All of the files in our digital archive are stored in the cloud, specifically Amazon S3 and Azure Blob Storage, and this continual verification process is part of the service they provide. Both services store multiple copies of each file, and they use checksums to ensure file integrity. If they ever detect corruption in one copy, they repair it using one of the other copies.
Both services are certified for compliance with a variety of international, independent standards for information security (AWS, Azure). The level of data integrity and safety they provide goes far beyond anything we could build in-house. We trust their verification process, and don’t do any additional checking of data at rest.
How we verify
Every check I’ve described happens automatically. These checks form part of the automated storage service that stores new files in our digital archive. This means they always happen reliably and consistently, and don’t rely on manual intervention or somebody remembering to do the checks.
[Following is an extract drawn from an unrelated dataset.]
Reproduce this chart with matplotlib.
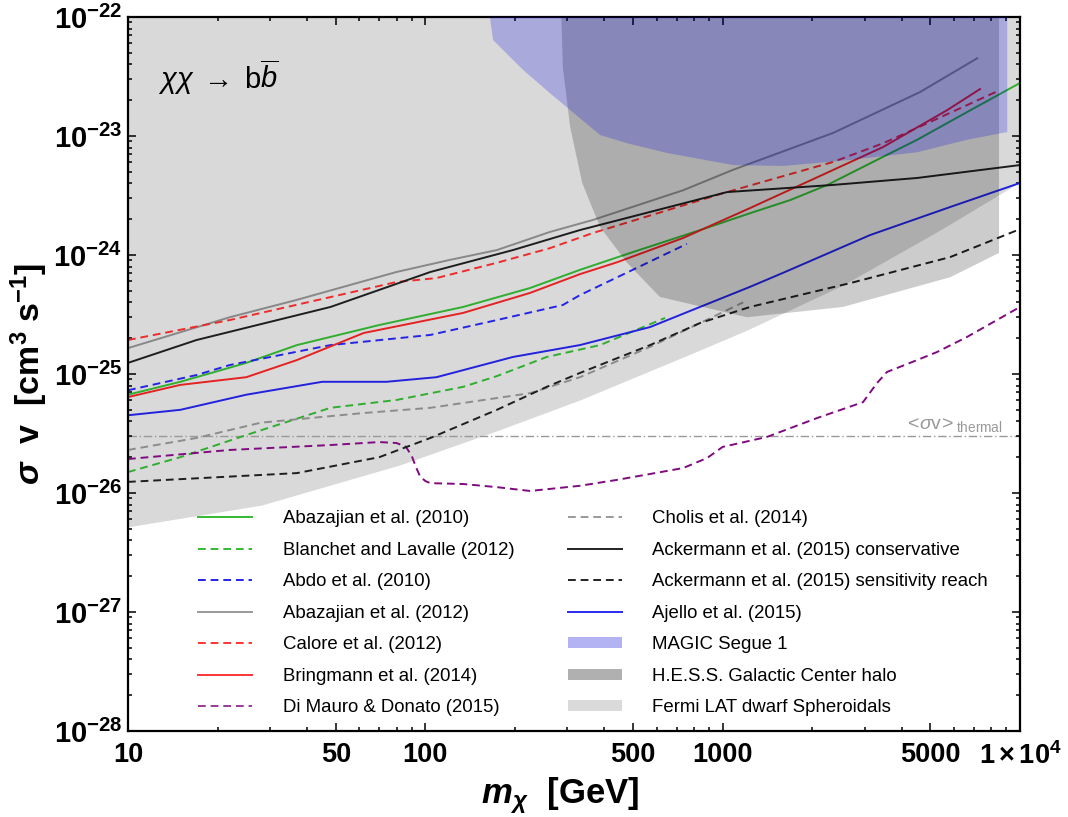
import numpy as np
import matplotlib.pyplot as plt
from matplotlib.lines import Line2D
from matplotlib.patches import Patch
from matplotlib.ticker import FixedLocator, FixedFormatter, NullFormatter

plt.rcParams['font.family'] = ['Liberation Sans', 'DejaVu Sans']
plt.rcParams['mathtext.fontset'] = 'custom'
plt.rcParams['mathtext.rm'] = 'Liberation Sans'
plt.rcParams['mathtext.it'] = 'Liberation Sans:italic'
plt.rcParams['mathtext.bf'] = 'Liberation Sans:bold'
plt.rcParams['mathtext.bfit'] = 'Liberation Sans:bold:italic'

# ---- limits: m_chi [GeV] vs <sigma v> [cm^3/s] ----
abaz10_m = [10, 15, 25, 37, 70, 134, 225, 331, 500, 840, 1240, 1690, 2250, 3470, 4510, 6640, 10000]
abaz10_sv = [6.7e-26, 8.6e-26, 1.24e-25, 1.75e-25, 2.58e-25, 3.66e-25, 5.28e-25, 7.5e-25, 1.06e-24,
             1.62e-24, 2.25e-24, 2.9e-24, 3.88e-24, 6.7e-24, 9.3e-24, 1.59e-23, 2.79e-23]

blanchet_m = [10, 15, 25, 48, 80, 134, 174, 256, 387, 640]
blanchet_sv = [1.5e-26, 2.0e-26, 3.07e-26, 5.2e-26, 6.05e-26, 7.8e-26, 9.6e-26, 1.39e-25, 1.75e-25, 2.96e-25]

abdo_m = [10, 17, 22, 48, 104, 174, 290, 331, 442, 758]
abdo_sv = [7.3e-26, 9.8e-26, 1.19e-25, 1.75e-25, 2.13e-25, 2.84e-25, 3.8e-25, 4.6e-25, 6.5e-25, 1.24e-24]

abaz12_m = [10, 22, 37, 80, 121, 174, 262, 366, 736, 1084, 2350, 4610, 7180]
abaz12_sv = [1.65e-25, 3.0e-25, 4.2e-25, 7.2e-25, 9.1e-25, 1.1e-24, 1.56e-24, 1.97e-24, 3.5e-24,
             5.2e-24, 1.06e-23, 2.34e-23, 4.5e-23]

calore_m = [10, 22, 80, 109, 174, 262, 366, 1000, 2350, 3470, 4510, 8430]
calore_sv = [1.93e-25, 2.84e-25, 5.93e-25, 6.4e-25, 8.6e-25, 1.14e-24, 1.53e-24, 3.3e-24, 6.05e-24,
             8.7e-24, 1.17e-23, 2.39e-23]

bring_m = [10, 15, 25, 37, 62, 134, 225, 331, 442, 736, 1236, 2080, 3470, 5690, 7340]
bring_sv = [6.4e-26, 8.1e-26, 9.4e-26, 1.31e-25, 2.21e-25, 3.26e-25, 4.8e-25, 6.9e-25, 8.7e-25,
            1.39e-24, 2.48e-24, 4.5e-24, 8.1e-24, 1.65e-23, 2.48e-23]

dimauro_m = [10, 22, 48, 70, 80, 86, 90, 93, 96, 100, 104, 134, 174, 225, 331, 442, 736, 887, 1000,
             1410, 2080, 2965, 3305, 3570, 4510, 5260, 6640, 10000]
dimauro_sv = [1.93e-26, 2.3e-26, 2.53e-26, 2.68e-26, 2.63e-26, 2.45e-26, 2.05e-26, 1.65e-26, 1.38e-26,
              1.26e-26, 1.21e-26, 1.19e-26, 1.12e-26, 1.04e-26, 1.15e-26, 1.29e-26, 1.62e-26, 1.97e-26,
              2.44e-26, 2.96e-26, 4.27e-26, 5.8e-26, 8.4e-26, 1.04e-25, 1.31e-25, 1.53e-25, 2.05e-25,
              3.66e-25]

cholis_m = [10, 17, 28, 62, 104, 225, 331, 570, 839, 1172]
cholis_sv = [2.3e-26, 2.9e-26, 3.9e-26, 4.7e-26, 5.2e-26, 6.9e-26, 9.4e-26, 1.69e-25, 2.68e-25, 4.0e-25]

ackc_m = [10, 17, 48, 104, 197, 331, 1035, 2350, 4510, 10000]
ackc_sv = [1.24e-25, 1.93e-25, 3.66e-25, 7.2e-25, 1.1e-24, 1.62e-24, 3.38e-24, 3.88e-24, 4.44e-24, 5.7e-24]

acks_m = [10, 37, 70, 104, 174, 256, 331, 570, 839, 1236, 2680, 5820, 10000]
acks_sv = [1.24e-26, 1.47e-26, 2.0e-26, 2.9e-26, 5.0e-26, 7.8e-26, 1.02e-25, 1.75e-25, 2.68e-25,
           3.66e-25, 5.8e-25, 9.6e-25, 1.65e-24]

ajello_m = [10, 15, 25, 45, 74, 109, 197, 331, 570, 839, 1236, 1600, 3130, 5820, 10000]
ajello_sv = [4.5e-26, 5.0e-26, 6.7e-26, 8.6e-26, 8.6e-26, 9.4e-26, 1.39e-25, 1.75e-25, 2.48e-25,
             3.66e-25, 5.4e-25, 7.1e-25, 1.47e-24, 2.53e-24, 4.03e-24]

# shaded exclusion regions
fermi_m = [10, 28, 82, 178, 331, 794, 1208, 2540, 5380, 10000]
fermi_low = [5.2e-27, 7.9e-27, 1.72e-26, 3.4e-26, 6.05e-26, 1.5e-25, 2.34e-25, 5.6e-25, 1.62e-24, 4.1e-24]

hess_m = [279, 290, 307, 337, 387, 477, 615, 1208, 2540, 5820, 8500, 8500]
hess_sv = [1e-21, 3.8e-23, 1.19e-23, 4.03e-24, 1.72e-24, 8.6e-25, 4.44e-25, 3.0e-25, 3.66e-25,
           6.5e-25, 1.04e-24, 1e-21]

magic_m = [145, 169, 213, 262, 387, 477, 650, 1084, 1597, 2690, 4510, 6640, 9060, 9060]
magic_sv = [1e-21, 6.4e-23, 3.6e-23, 2.3e-23, 1.02e-23, 8.7e-24, 7.2e-24, 5.7e-24, 5.6e-24, 6.3e-24,
            7.3e-24, 9.3e-24, 1.08e-23, 1e-21]

thermal_sv = 3e-26

x_ticks = [10, 50, 100, 500, 1000, 5000, 10000]
x_ticklabels = ['10', '50', '100', '500', '1000', '5000', r'$\mathbf{1\times10^{4}}$']
y_ticks = [1e-28, 1e-27, 1e-26, 1e-25, 1e-24, 1e-23, 1e-22]
y_ticklabels = [r'$\mathbf{10^{-%d}}$' % k for k in [28, 27, 26, 25, 24, 23, 22]]

fig = plt.figure(figsize=(10.68, 8.17), dpi=100)
ax = fig.add_axes([128 / 1068, 1 - 731 / 817, 892 / 1068, 714 / 817])
ax.set_xscale('log')
ax.set_yscale('log')
ax.set_xlim(10, 1e4)
ax.set_ylim(1e-28, 1e-22)

dash = (0, (4, 2.5))
lw = 1.4
ax.fill_between(fermi_m, fermi_low, 1e-21, color='#d9d9d9', lw=0, zorder=0.5)
ax.axhline(thermal_sv, color='#999999', lw=1.0, ls=(0, (6, 2, 1, 2)), zorder=1)

ax.plot(abaz10_m, abaz10_sv, color='#2fae2f', lw=lw, zorder=2)
ax.plot(blanchet_m, blanchet_sv, color='#2fae2f', lw=lw, ls=dash, zorder=2)
ax.plot(abdo_m, abdo_sv, color='#2424e6', lw=lw, ls=dash, zorder=2)
ax.plot(abaz12_m, abaz12_sv, color='#888888', lw=lw, zorder=2)
ax.plot(calore_m, calore_sv, color='#ee2a2a', lw=lw, ls=dash, zorder=2)
ax.plot(bring_m, bring_sv, color='#e52222', lw=lw, zorder=2)
ax.plot(dimauro_m, dimauro_sv, color='#800a80', lw=lw, ls=dash, zorder=2)
ax.plot(cholis_m, cholis_sv, color='#8c8c8c', lw=lw, ls=dash, zorder=2)
ax.plot(ackc_m, ackc_sv, color='#1e1e1e', lw=lw, zorder=2)
ax.plot(acks_m, acks_sv, color='#1e1e1e', lw=lw, ls=dash, zorder=2)
ax.plot(ajello_m, ajello_sv, color='#2222dd', lw=lw, zorder=2)

ax.fill(hess_m, hess_sv, color='black', alpha=0.2, lw=0, zorder=3)
ax.fill(magic_m, magic_sv, color=(0.0, 0.0, 0.9), alpha=0.22, lw=0, zorder=3.1)

ax.text(0.034, 0.915, r'$\chi\chi\;\rightarrow\;\mathrm{b}\overline{b}$', transform=ax.transAxes,
        fontsize=21, ha='left', va='center', zorder=4)
ax.text(5960, 3.12e-26, r'$<\!\sigma\mathrm{v}\!>_{\mathrm{thermal}}$', color='#999999',
        fontsize=14, ha='center', va='bottom', zorder=4)

# axes styling
ax.xaxis.set_major_locator(FixedLocator(x_ticks))
ax.xaxis.set_major_formatter(FixedFormatter(x_ticklabels))
minor_x = [k * 10 ** d for d in range(1, 4) for k in range(2, 10) if k != 5]
ax.xaxis.set_minor_locator(FixedLocator(minor_x))
ax.xaxis.set_minor_formatter(NullFormatter())
ax.yaxis.set_major_locator(FixedLocator(y_ticks))
ax.yaxis.set_major_formatter(FixedFormatter(y_ticklabels))
minor_y = [k * 10.0 ** d for d in range(-28, -22) for k in range(2, 10)]
ax.yaxis.set_minor_locator(FixedLocator(minor_y))
ax.yaxis.set_minor_formatter(NullFormatter())
ax.tick_params(which='both', direction='in', top=True, right=True, width=1.1)
ax.tick_params(which='major', length=6)
ax.tick_params(which='minor', length=3)
ax.tick_params(axis='x', labelsize=19.5, pad=8)
ax.tick_params(axis='y', labelsize=21, pad=4)
for lab in ax.get_xticklabels():
    lab.set_fontweight('bold')
for sp in ax.spines.values():
    sp.set_linewidth(1.6)

ax.set_xlabel(r'$\mathbfit{m}_{\mathbfit{\chi}}\ \ \mathbf{[GeV]}$', fontsize=25)
ax.xaxis.set_label_coords(0.484, -0.062)
ax.set_ylabel(r'$\mathbfit{\sigma}\ \ \mathbf{v\ \ [cm^{3}\ s^{-1}]}$', fontsize=24.5)
ax.yaxis.set_label_coords(-0.088, 0.5)

handles = [
    Line2D([], [], color='#33bb33', lw=1.4),
    Line2D([], [], color='#33bb33', lw=1.4, ls=dash),
    Line2D([], [], color='#2424e6', lw=1.4, ls=dash),
    Line2D([], [], color='#999999', lw=1.4),
    Line2D([], [], color='#ff3333', lw=1.4, ls=dash),
    Line2D([], [], color='#ff3333', lw=1.4),
    Line2D([], [], color='#9a3a9a', lw=1.4, ls=dash),
    Line2D([], [], color='#999999', lw=1.4, ls=dash),
    Line2D([], [], color='#222222', lw=1.4),
    Line2D([], [], color='#222222', lw=1.4, ls=dash),
    Line2D([], [], color='#2a2af0', lw=1.4),
    Patch(facecolor='#b3b3f3', edgecolor='none'),
    Patch(facecolor='#b0b0b0', edgecolor='none'),
    Patch(facecolor='#dadada', edgecolor='none'),
]
labels = [
    'Abazajian et al. (2010)', 'Blanchet and Lavalle (2012)', 'Abdo et al. (2010)',
    'Abazajian et al. (2012)', 'Calore et al. (2012)', 'Bringmann et al. (2014)',
    'Di Mauro & Donato (2015)', 'Cholis et al. (2014)', 'Ackermann et al. (2015) conservative',
    'Ackermann et al. (2015) sensitivity reach', 'Ajello et al. (2015)', 'MAGIC Segue 1',
    'H.E.S.S. Galactic Center halo', 'Fermi LAT dwarf Spheroidals',
]
leg = ax.legend(handles, labels, ncol=2, loc='upper left', bbox_to_anchor=(0.0785, 0.309),
                frameon=False, fontsize=13.4, handlelength=2.9, handletextpad=1.66,
                columnspacing=2.85, labelspacing=0.78, borderpad=0, borderaxespad=0,
                handleheight=0.55)
leg.set_zorder(5)

fig.savefig('out.png', dpi=100)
It also gives staff more time to work on other tasks that can’t be automated, like writing catalogue descriptions or appraising a new collection.
In fact, humans aren’t even allowed to write directly to the underlying storage — they have to go through the storage service. This gives us a very high degree of confidence in the integrity of the archive, because we know everything has been through a rigorous set of checks and verifications.
When we write new checks, we make sure to write a good user-facing error message. If the storage service does reject some files, we want it to explain why they were rejected and how they can be fixed. Ideally, these messages should make sense to somebody who isn’t a developer, or who doesn’t understand the inner workings of the storage service.
A digital archive doesn’t just run on computers, it runs on trust. People should trust that it’s a safe and secure store for our digital collections.
Having a robust verification process helps build that trust. It shows that the archive will ensure the integrity of the files it contains, and can act as a suitable long-term store for our files.